Pemerintah Republik ini agak pongah. Pertama, yang menanggapi soal ini terdengar vokal hanya Wakil Presiden (yang notabene adalah pengusaha). Dia lupa bahwa yang namanya belajar adalah lebih kepada bagaimana proses pembelajaran itu dilakukan, bagaimana prestasi siswa selama belajar di SMU itu berlangsung. Wakil Presiden hanya melihat hasil akhir tanpa melihat bagaimana prosesnya. Tipikal cara pikir pengusaha, yang penting bisa untung tanpa (terlalu) perduli bagaimana keuntungan itu diperoleh.

Hal kedua yang tampak aneh adalah tak ada sama sekali komentar Presiden tentang hal ini. Padahal pendidikan modal utama buat bangsa ini agar bisa berdiri sama tinggi di antara bangsa-bangsa lain.

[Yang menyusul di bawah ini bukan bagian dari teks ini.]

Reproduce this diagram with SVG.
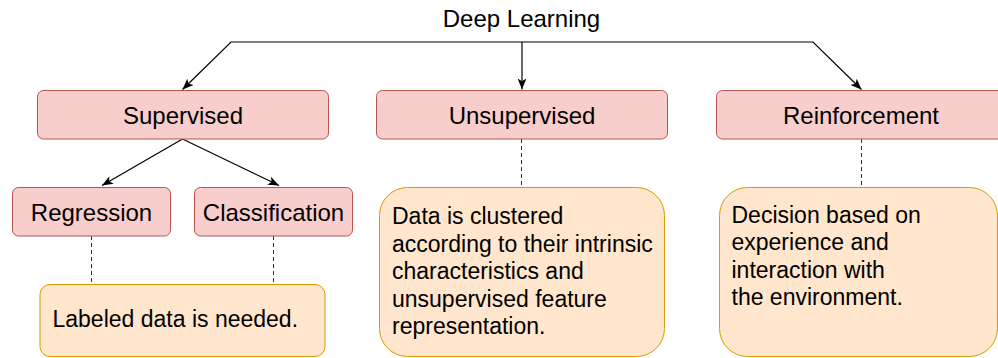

Tampaknya memang pendidikan menjadi barang tak penting di negeri ini, sejak jaman Orde Baru, dan mungkin bahkan sejak jaman Orde Lama. Tak ada perhatian cukup untuk meningkatkan mutu pendidikan siswa dan guru-guru. Bahkan dosen-dosen perguruan tinggi pun lebih banyak dikenal sebagai dosen terbang, yang kerjanya mengajar sana, terbang ke perguruan tinggi lain, mengajar di sana. Tak ada waktu untuk menambah wawasan keilmuan. Wajar lah kalau Indonesia tertinggal dibanding mantan muridnya, Malaysia.